Pursuant to the provisions of §4.3 of the Credit Agreement, the undersigned hereby certifies that (i) it is the sole record and beneficial owner of the Loan(s) (as well as any Note(s) evidencing such Loan(s)) in respect of which it is providing this certificate, (ii) it is not a bank within the meaning of Section 881(c)(3)(A) of the Code, (iii) it is not a ten percent shareholder of the Borrower within the meaning of Section 871(h)(3)(B) of the Code and (iv) it is not a controlled foreign corporation related to the Borrower as described in Section 881(c)(3)(C) of the Code.
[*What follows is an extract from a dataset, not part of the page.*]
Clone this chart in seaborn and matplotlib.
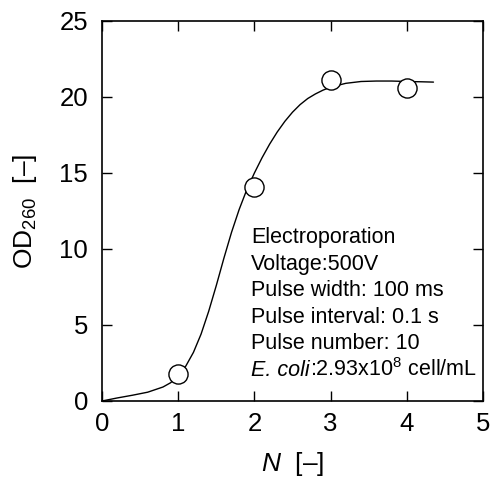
import matplotlib
matplotlib.use("Agg")
import matplotlib.pyplot as plt
import seaborn as sns
import pandas as pd

# measured data points
n_points = [1, 2, 3, 4]
od_points = [1.8, 14.1, 21.1, 20.6]

# fitted curve
curve_n = [0, 0.2, 0.4, 0.6, 0.8, 0.9, 1.0, 1.1, 1.2, 1.3, 1.4, 1.5, 1.6, 1.7, 1.8,
           1.9, 2.0, 2.1, 2.2, 2.3, 2.4, 2.5, 2.6, 2.7, 2.8, 2.9, 3.0, 3.2, 3.4,
           3.6, 3.8, 4.0, 4.2, 4.35]
curve_od = [0, 0.2, 0.38, 0.58, 0.92, 1.2, 1.65, 2.3, 3.2, 4.4, 5.9, 7.6, 9.4, 11.1, 12.6,
            13.9, 15.0, 16.0, 16.9, 17.7, 18.4, 19.0, 19.5, 19.9, 20.2, 20.45, 20.65, 20.9, 21.02,
            21.05, 21.05, 21.02, 21.0, 20.98]

info_lines = [
    "Electroporation",
    "Voltage:500V",
    "Pulse width: 100 ms",
    "Pulse interval: 0.1 s",
    "Pulse number: 10",
]
organism_label = "E. coli"
organism_conc = r":2.93x10$^{\mathregular{8}}$ cell/mL"

sns.set_theme(style="ticks")
plt.rcParams["font.family"] = ["Liberation Sans", "DejaVu Sans"]
plt.rcParams["mathtext.fontset"] = "custom"
plt.rcParams["mathtext.rm"] = "Liberation Sans"
plt.rcParams["mathtext.it"] = "Liberation Sans:italic"
plt.rcParams["mathtext.bf"] = "Liberation Sans:bold"
for k in ["text.color", "axes.labelcolor", "xtick.color", "ytick.color", "axes.edgecolor"]:
    plt.rcParams[k] = "black"

fig = plt.figure(figsize=(4.91, 4.78), dpi=100)
ax = fig.add_axes([102 / 491, 1 - 401 / 478, (483 - 102) / 491, (401 - 21) / 478])

curve_df = pd.DataFrame({"N": curve_n, "OD": curve_od})
pts_df = pd.DataFrame({"N": n_points, "OD": od_points})

sns.lineplot(data=curve_df, x="N", y="OD", ax=ax, color="black", linewidth=1.0,
             estimator=None, sort=False)
sns.scatterplot(data=pts_df, x="N", y="OD", ax=ax, s=190, facecolor="white",
                edgecolor="black", linewidth=1.0, zorder=5)

ax.set_xlim(0, 5)
ax.set_ylim(0, 25)
ax.set_xticks([0, 1, 2, 3, 4, 5])
ax.set_yticks([0, 5, 10, 15, 20, 25])
ax.tick_params(direction="in", length=7, width=1.0, labelsize=18.5, top=True, right=True,
               colors="black")
ax.tick_params(axis="x", pad=8)
ax.tick_params(axis="y", pad=10)
for s in ax.spines.values():
    s.set_linewidth(1.2)
    s.set_color("black")

ax.set_xlabel(r"$N$  [–]", fontsize=19, labelpad=10)
ax.set_ylabel(r"OD$_{260}$  [–]", fontsize=19, labelpad=15)

fs = 15.5
y0 = 238
for i, line in enumerate(info_lines):
    ypix = y0 + i * 26.4
    fig.text(251 / 491, 1 - ypix / 478, line, fontsize=fs, ha="left", va="center",
             color="black")

ypix = y0 + len(info_lines) * 26.4
t1 = fig.text(251 / 491, 1 - ypix / 478, organism_label, fontsize=fs, ha="left",
              va="center", style="italic", color="black")
ax.annotate(organism_conc, xy=(1, 0), xycoords=t1, ha="left", va="bottom",
            fontsize=fs, color="black", annotation_clip=False)

fig.savefig("out.png", dpi=100)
The undersigned has furnished the Agent and the Borrower with a certificate of its non-U.S. Person status on IRS Form W-8BEN or W-8BEN-E. By executing this certificate, the undersigned agrees that (1) if the information provided on this certificate changes, the undersigned shall promptly so inform the Borrower and the Agent, and (2) the undersigned shall have at all times furnished the Borrower and the Agent with a properly completed and currently effective certificate in either the calendar year in which each payment is to be made to the undersigned, or in either of the two calendar years preceding such payments.
Unless otherwise defined herein, terms defined in the Credit Agreement and used herein shall have the meanings given to them in the Credit Agreement.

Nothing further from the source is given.